(Figure scripts)
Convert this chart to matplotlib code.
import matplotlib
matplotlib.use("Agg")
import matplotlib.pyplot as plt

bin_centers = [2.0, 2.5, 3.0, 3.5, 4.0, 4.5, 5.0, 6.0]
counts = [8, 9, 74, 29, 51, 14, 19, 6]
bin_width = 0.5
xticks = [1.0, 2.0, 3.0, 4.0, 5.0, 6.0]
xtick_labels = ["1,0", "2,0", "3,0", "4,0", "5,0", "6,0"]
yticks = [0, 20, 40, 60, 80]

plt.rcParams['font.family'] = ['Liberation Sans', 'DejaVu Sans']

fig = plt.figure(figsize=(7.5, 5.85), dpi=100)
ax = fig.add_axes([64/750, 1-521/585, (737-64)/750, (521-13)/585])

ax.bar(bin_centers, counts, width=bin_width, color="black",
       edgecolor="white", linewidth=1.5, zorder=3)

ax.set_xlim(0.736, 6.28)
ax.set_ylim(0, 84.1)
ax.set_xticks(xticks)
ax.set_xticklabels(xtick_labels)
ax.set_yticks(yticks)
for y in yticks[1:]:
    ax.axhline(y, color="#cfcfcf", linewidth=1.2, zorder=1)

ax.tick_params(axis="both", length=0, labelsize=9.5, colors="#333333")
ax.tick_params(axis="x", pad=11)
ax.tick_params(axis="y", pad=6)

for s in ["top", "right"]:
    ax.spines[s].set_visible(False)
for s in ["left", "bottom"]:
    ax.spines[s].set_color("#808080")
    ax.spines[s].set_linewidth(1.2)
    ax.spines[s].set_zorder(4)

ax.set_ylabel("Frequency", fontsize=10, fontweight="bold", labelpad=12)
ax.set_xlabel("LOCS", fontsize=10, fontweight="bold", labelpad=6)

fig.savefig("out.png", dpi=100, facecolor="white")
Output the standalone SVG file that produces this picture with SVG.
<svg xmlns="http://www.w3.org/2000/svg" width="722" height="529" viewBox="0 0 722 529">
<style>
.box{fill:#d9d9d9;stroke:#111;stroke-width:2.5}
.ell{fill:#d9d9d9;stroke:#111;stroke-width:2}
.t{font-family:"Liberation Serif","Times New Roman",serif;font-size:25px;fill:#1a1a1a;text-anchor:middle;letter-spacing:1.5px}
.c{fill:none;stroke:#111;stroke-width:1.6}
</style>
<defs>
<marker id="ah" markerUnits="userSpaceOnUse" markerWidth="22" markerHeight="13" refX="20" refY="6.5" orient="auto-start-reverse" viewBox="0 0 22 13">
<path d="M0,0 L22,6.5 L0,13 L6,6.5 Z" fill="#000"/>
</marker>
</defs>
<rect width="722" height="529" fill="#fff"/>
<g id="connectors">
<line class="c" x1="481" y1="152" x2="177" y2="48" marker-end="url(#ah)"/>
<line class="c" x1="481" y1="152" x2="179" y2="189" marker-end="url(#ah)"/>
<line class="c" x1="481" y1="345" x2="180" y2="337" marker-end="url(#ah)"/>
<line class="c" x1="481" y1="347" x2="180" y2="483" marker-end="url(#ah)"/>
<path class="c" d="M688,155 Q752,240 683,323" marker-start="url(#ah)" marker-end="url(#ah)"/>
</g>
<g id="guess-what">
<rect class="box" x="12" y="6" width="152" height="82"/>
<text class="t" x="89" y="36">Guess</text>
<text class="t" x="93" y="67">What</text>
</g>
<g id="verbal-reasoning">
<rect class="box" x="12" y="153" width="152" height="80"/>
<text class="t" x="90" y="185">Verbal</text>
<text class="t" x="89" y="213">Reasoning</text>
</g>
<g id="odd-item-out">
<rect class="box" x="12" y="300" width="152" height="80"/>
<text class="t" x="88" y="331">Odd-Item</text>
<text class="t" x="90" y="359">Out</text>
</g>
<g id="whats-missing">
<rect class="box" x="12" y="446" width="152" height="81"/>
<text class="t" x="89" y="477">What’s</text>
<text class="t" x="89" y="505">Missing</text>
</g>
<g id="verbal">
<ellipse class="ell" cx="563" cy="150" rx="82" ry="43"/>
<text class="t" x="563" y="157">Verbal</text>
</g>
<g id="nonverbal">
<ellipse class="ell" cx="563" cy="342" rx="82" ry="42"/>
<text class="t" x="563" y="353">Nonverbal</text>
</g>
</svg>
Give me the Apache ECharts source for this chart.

_Exercise goal_
Lines of the material that contain the word "this" are to be gathered.

_Complete output_
Convert this chart to matplotlib code.
Output the standalone SVG file that produces this picture with SVG.
Give me the Apache ECharts source for this chart.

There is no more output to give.